In the case of EVE, you have players who have a better grasp of game mechanics outsmarting the developers.


Unfortunately, the opposite is much more common: people who start out as regulators move to the other side. Sure, high level positions like the Treasury Secretary and his staff will often have people from industry. But rank-and-file regulators are, as I understand it, often not from industry.

Harry Markopolous has an excellent book, "No One Would Listen" (http://www.amazon.com/No-One-Would-Listen-Financial/dp/04705...) about how he warned regulators multiple times about Madoff. In the book, he explains how good regulators often end up going to industry because the pay and prestige is much, much better. So, what you're left with are the people who couldn't hack it in industry, which means the regulators are continually going to be outgunned.


You'd probably find Harry Markopolous's No One Would Listen interesting. He's a bit of a nut, but he's the one who dobbed Madoff in repeatedly, to no effect, and he goes into great detail about the brokenness which makes this possible. For starters, there is no "revolving door." The salaries for regulatory work make it very much the booby prize on Wall St, and every one doing regulatory work is looking to move out of it. So you get the worst of the industry supposedly regulating what amount to their prospective employers. As a result, Wall St regulation is impeded by laziness, ignorance and incompetence.


Or because then the banks have an insider who knows what 'features' of the legislation are coming out next so they can exploit them the fastest.


Oh, so that's why the SEC caught Bernie Madoff after being tipped off to his activities and before he could do major harm. Market experience.


The revolving door was well in place before the recent financial crises.
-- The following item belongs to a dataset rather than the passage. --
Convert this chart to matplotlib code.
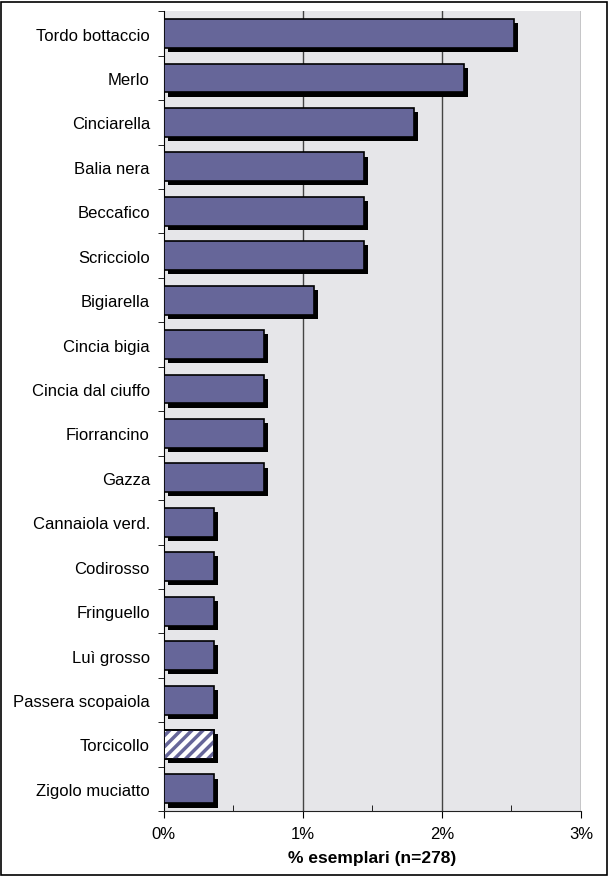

I'm not sure if the conclusion follows here though. How are the developers of the game not aware of the game mechanics? Are they not playing heavily themselves, or does the company not monitor these types of things to understand exactly what the community is doing, how the mechanics work, etc?


No, you have thousands upon thousands of players banging away looking for exploits vs tens to hundreds of devs/qa who only spend a fraction of their time looking for exploits.